WRITTEN REQUEST: Repeat every entry word for word, skipping the pictures.
━━ RECORD EXTRACTS ━━
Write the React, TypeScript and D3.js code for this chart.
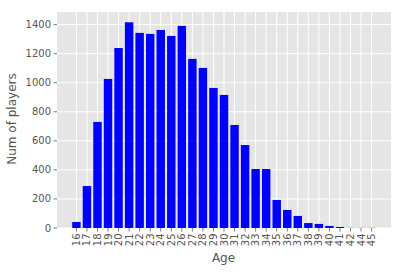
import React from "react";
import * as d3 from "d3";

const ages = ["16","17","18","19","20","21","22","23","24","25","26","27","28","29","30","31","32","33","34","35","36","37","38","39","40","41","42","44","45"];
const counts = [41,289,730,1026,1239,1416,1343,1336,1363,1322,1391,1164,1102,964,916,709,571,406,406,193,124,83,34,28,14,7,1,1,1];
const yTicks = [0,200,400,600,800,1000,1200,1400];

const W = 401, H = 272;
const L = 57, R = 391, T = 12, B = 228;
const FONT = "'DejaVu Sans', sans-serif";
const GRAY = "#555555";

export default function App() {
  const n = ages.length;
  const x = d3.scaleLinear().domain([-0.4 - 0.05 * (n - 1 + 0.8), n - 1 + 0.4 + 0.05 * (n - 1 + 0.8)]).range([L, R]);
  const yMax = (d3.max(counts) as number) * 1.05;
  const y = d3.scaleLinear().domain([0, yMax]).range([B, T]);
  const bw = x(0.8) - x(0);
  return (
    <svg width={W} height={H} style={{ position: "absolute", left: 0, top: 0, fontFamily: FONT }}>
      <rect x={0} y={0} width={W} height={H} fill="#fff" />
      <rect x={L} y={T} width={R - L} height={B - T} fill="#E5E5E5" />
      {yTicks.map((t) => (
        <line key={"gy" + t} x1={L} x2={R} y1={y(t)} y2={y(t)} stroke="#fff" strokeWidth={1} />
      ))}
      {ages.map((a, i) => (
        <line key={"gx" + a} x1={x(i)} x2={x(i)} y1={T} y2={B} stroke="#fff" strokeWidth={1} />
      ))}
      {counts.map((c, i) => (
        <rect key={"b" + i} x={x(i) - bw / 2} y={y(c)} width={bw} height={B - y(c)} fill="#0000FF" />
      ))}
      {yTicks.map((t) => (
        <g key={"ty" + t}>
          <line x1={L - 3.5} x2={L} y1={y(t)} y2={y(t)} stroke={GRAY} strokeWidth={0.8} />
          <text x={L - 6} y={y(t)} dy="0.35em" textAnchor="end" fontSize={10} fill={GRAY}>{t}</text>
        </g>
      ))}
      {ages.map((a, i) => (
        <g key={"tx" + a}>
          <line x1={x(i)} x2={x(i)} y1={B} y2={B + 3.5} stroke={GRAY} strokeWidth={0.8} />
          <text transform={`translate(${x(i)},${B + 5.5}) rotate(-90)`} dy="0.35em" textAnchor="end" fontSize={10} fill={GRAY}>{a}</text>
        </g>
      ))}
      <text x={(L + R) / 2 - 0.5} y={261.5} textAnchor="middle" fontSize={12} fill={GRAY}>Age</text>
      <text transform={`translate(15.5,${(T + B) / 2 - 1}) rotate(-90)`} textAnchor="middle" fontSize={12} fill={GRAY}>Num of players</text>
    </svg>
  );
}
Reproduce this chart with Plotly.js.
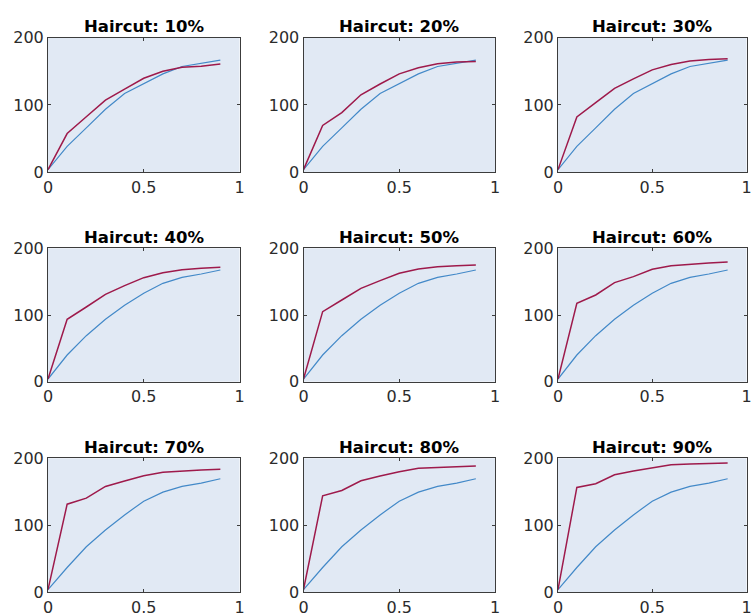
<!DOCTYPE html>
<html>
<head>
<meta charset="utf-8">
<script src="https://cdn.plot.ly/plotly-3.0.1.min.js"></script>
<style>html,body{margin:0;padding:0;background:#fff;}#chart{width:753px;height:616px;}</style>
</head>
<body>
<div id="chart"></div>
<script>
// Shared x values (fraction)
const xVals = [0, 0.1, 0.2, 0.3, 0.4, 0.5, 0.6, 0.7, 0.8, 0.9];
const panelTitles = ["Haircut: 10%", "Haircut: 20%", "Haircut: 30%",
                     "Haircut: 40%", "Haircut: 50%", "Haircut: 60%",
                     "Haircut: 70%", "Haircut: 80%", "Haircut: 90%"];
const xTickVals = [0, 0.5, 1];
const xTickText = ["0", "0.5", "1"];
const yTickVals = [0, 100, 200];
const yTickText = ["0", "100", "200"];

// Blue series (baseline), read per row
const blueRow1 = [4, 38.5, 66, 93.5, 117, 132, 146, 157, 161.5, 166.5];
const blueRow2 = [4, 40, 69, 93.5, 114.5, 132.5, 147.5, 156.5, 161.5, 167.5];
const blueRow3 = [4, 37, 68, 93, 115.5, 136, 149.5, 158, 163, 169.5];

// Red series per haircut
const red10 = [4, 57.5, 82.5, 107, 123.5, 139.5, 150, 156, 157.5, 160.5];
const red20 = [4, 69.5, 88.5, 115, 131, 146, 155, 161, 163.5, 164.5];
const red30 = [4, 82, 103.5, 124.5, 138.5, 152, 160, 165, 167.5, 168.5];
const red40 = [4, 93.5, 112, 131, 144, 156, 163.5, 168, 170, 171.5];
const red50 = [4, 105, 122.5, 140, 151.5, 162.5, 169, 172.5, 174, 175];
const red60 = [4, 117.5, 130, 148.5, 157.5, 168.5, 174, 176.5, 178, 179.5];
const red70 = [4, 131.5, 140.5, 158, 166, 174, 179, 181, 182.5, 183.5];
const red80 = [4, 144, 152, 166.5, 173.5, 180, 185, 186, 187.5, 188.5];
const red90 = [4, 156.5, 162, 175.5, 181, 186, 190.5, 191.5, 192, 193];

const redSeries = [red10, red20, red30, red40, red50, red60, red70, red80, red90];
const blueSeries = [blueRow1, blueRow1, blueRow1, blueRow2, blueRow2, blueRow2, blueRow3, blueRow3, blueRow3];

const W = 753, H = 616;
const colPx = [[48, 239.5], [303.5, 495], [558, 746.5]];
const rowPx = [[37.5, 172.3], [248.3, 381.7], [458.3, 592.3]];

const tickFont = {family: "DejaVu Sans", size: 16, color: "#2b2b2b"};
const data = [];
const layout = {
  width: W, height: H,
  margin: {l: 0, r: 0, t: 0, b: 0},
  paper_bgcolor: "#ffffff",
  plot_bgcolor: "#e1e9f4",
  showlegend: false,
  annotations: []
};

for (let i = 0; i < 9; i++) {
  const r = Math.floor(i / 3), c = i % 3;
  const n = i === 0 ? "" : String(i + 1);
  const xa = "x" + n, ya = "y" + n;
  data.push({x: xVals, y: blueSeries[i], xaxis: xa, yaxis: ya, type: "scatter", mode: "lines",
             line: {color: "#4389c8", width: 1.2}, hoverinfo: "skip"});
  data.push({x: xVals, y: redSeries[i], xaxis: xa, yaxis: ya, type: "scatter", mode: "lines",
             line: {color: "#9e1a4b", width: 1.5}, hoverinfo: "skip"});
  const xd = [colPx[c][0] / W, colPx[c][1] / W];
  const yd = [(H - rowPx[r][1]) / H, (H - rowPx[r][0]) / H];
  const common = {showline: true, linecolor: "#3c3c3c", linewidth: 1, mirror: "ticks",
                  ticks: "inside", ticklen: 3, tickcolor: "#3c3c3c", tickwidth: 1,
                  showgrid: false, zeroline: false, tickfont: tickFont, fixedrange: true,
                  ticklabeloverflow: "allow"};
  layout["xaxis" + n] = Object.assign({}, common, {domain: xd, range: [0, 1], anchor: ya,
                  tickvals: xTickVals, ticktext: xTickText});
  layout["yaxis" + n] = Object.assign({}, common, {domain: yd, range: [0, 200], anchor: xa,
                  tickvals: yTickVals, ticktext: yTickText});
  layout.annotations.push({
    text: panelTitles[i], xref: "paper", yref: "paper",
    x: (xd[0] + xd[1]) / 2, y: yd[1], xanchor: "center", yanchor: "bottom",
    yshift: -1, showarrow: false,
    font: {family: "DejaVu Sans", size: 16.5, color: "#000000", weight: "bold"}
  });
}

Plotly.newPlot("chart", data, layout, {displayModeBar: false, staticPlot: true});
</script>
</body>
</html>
━━━
ANSWER TO THIS PROBLEM:
Write the React, TypeScript and D3.js code for this chart.
import React from "react";
import * as d3 from "d3";

const ages = ["16","17","18","19","20","21","22","23","24","25","26","27","28","29","30","31","32","33","34","35","36","37","38","39","40","41","42","44","45"];
const counts = [41,289,730,1026,1239,1416,1343,1336,1363,1322,1391,1164,1102,964,916,709,571,406,406,193,124,83,34,28,14,7,1,1,1];
const yTicks = [0,200,400,600,800,1000,1200,1400];

const W = 401, H = 272;
const L = 57, R = 391, T = 12, B = 228;
const FONT = "'DejaVu Sans', sans-serif";
const GRAY = "#555555";

export default function App() {
  const n = ages.length;
  const x = d3.scaleLinear().domain([-0.4 - 0.05 * (n - 1 + 0.8), n - 1 + 0.4 + 0.05 * (n - 1 + 0.8)]).range([L, R]);
  const yMax = (d3.max(counts) as number) * 1.05;
  const y = d3.scaleLinear().domain([0, yMax]).range([B, T]);
  const bw = x(0.8) - x(0);
  return (
    <svg width={W} height={H} style={{ position: "absolute", left: 0, top: 0, fontFamily: FONT }}>
      <rect x={0} y={0} width={W} height={H} fill="#fff" />
      <rect x={L} y={T} width={R - L} height={B - T} fill="#E5E5E5" />
      {yTicks.map((t) => (
        <line key={"gy" + t} x1={L} x2={R} y1={y(t)} y2={y(t)} stroke="#fff" strokeWidth={1} />
      ))}
      {ages.map((a, i) => (
        <line key={"gx" + a} x1={x(i)} x2={x(i)} y1={T} y2={B} stroke="#fff" strokeWidth={1} />
      ))}
      {counts.map((c, i) => (
        <rect key={"b" + i} x={x(i) - bw / 2} y={y(c)} width={bw} height={B - y(c)} fill="#0000FF" />
      ))}
      {yTicks.map((t) => (
        <g key={"ty" + t}>
          <line x1={L - 3.5} x2={L} y1={y(t)} y2={y(t)} stroke={GRAY} strokeWidth={0.8} />
          <text x={L - 6} y={y(t)} dy="0.35em" textAnchor="end" fontSize={10} fill={GRAY}>{t}</text>
        </g>
      ))}
      {ages.map((a, i) => (
        <g key={"tx" + a}>
          <line x1={x(i)} x2={x(i)} y1={B} y2={B + 3.5} stroke={GRAY} strokeWidth={0.8} />
          <text transform={`translate(${x(i)},${B + 5.5}) rotate(-90)`} dy="0.35em" textAnchor="end" fontSize={10} fill={GRAY}>{a}</text>
        </g>
      ))}
      <text x={(L + R) / 2 - 0.5} y={261.5} textAnchor="middle" fontSize={12} fill={GRAY}>Age</text>
      <text transform={`translate(15.5,${(T + B) / 2 - 1}) rotate(-90)`} textAnchor="middle" fontSize={12} fill={GRAY}>Num of players</text>
    </svg>
  );
}
Reproduce this chart with Plotly.js.
<!DOCTYPE html>
<html>
<head>
<meta charset="utf-8">
<script src="https://cdn.plot.ly/plotly-3.0.1.min.js"></script>
<style>html,body{margin:0;padding:0;background:#fff;}#chart{width:753px;height:616px;}</style>
</head>
<body>
<div id="chart"></div>
<script>
// Shared x values (fraction)
const xVals = [0, 0.1, 0.2, 0.3, 0.4, 0.5, 0.6, 0.7, 0.8, 0.9];
const panelTitles = ["Haircut: 10%", "Haircut: 20%", "Haircut: 30%",
                     "Haircut: 40%", "Haircut: 50%", "Haircut: 60%",
                     "Haircut: 70%", "Haircut: 80%", "Haircut: 90%"];
const xTickVals = [0, 0.5, 1];
const xTickText = ["0", "0.5", "1"];
const yTickVals = [0, 100, 200];
const yTickText = ["0", "100", "200"];

// Blue series (baseline), read per row
const blueRow1 = [4, 38.5, 66, 93.5, 117, 132, 146, 157, 161.5, 166.5];
const blueRow2 = [4, 40, 69, 93.5, 114.5, 132.5, 147.5, 156.5, 161.5, 167.5];
const blueRow3 = [4, 37, 68, 93, 115.5, 136, 149.5, 158, 163, 169.5];

// Red series per haircut
const red10 = [4, 57.5, 82.5, 107, 123.5, 139.5, 150, 156, 157.5, 160.5];
const red20 = [4, 69.5, 88.5, 115, 131, 146, 155, 161, 163.5, 164.5];
const red30 = [4, 82, 103.5, 124.5, 138.5, 152, 160, 165, 167.5, 168.5];
const red40 = [4, 93.5, 112, 131, 144, 156, 163.5, 168, 170, 171.5];
const red50 = [4, 105, 122.5, 140, 151.5, 162.5, 169, 172.5, 174, 175];
const red60 = [4, 117.5, 130, 148.5, 157.5, 168.5, 174, 176.5, 178, 179.5];
const red70 = [4, 131.5, 140.5, 158, 166, 174, 179, 181, 182.5, 183.5];
const red80 = [4, 144, 152, 166.5, 173.5, 180, 185, 186, 187.5, 188.5];
const red90 = [4, 156.5, 162, 175.5, 181, 186, 190.5, 191.5, 192, 193];

const redSeries = [red10, red20, red30, red40, red50, red60, red70, red80, red90];
const blueSeries = [blueRow1, blueRow1, blueRow1, blueRow2, blueRow2, blueRow2, blueRow3, blueRow3, blueRow3];

const W = 753, H = 616;
const colPx = [[48, 239.5], [303.5, 495], [558, 746.5]];
const rowPx = [[37.5, 172.3], [248.3, 381.7], [458.3, 592.3]];

const tickFont = {family: "DejaVu Sans", size: 16, color: "#2b2b2b"};
const data = [];
const layout = {
  width: W, height: H,
  margin: {l: 0, r: 0, t: 0, b: 0},
  paper_bgcolor: "#ffffff",
  plot_bgcolor: "#e1e9f4",
  showlegend: false,
  annotations: []
};

for (let i = 0; i < 9; i++) {
  const r = Math.floor(i / 3), c = i % 3;
  const n = i === 0 ? "" : String(i + 1);
  const xa = "x" + n, ya = "y" + n;
  data.push({x: xVals, y: blueSeries[i], xaxis: xa, yaxis: ya, type: "scatter", mode: "lines",
             line: {color: "#4389c8", width: 1.2}, hoverinfo: "skip"});
  data.push({x: xVals, y: redSeries[i], xaxis: xa, yaxis: ya, type: "scatter", mode: "lines",
             line: {color: "#9e1a4b", width: 1.5}, hoverinfo: "skip"});
  const xd = [colPx[c][0] / W, colPx[c][1] / W];
  const yd = [(H - rowPx[r][1]) / H, (H - rowPx[r][0]) / H];
  const common = {showline: true, linecolor: "#3c3c3c", linewidth: 1, mirror: "ticks",
                  ticks: "inside", ticklen: 3, tickcolor: "#3c3c3c", tickwidth: 1,
                  showgrid: false, zeroline: false, tickfont: tickFont, fixedrange: true,
                  ticklabeloverflow: "allow"};
  layout["xaxis" + n] = Object.assign({}, common, {domain: xd, range: [0, 1], anchor: ya,
                  tickvals: xTickVals, ticktext: xTickText});
  layout["yaxis" + n] = Object.assign({}, common, {domain: yd, range: [0, 200], anchor: xa,
                  tickvals: yTickVals, ticktext: yTickText});
  layout.annotations.push({
    text: panelTitles[i], xref: "paper", yref: "paper",
    x: (xd[0] + xd[1]) / 2, y: yd[1], xanchor: "center", yanchor: "bottom",
    yshift: -1, showarrow: false,
    font: {family: "DejaVu Sans", size: 16.5, color: "#000000", weight: "bold"}
  });
}

Plotly.newPlot("chart", data, layout, {displayModeBar: false, staticPlot: true});
</script>
</body>
</html>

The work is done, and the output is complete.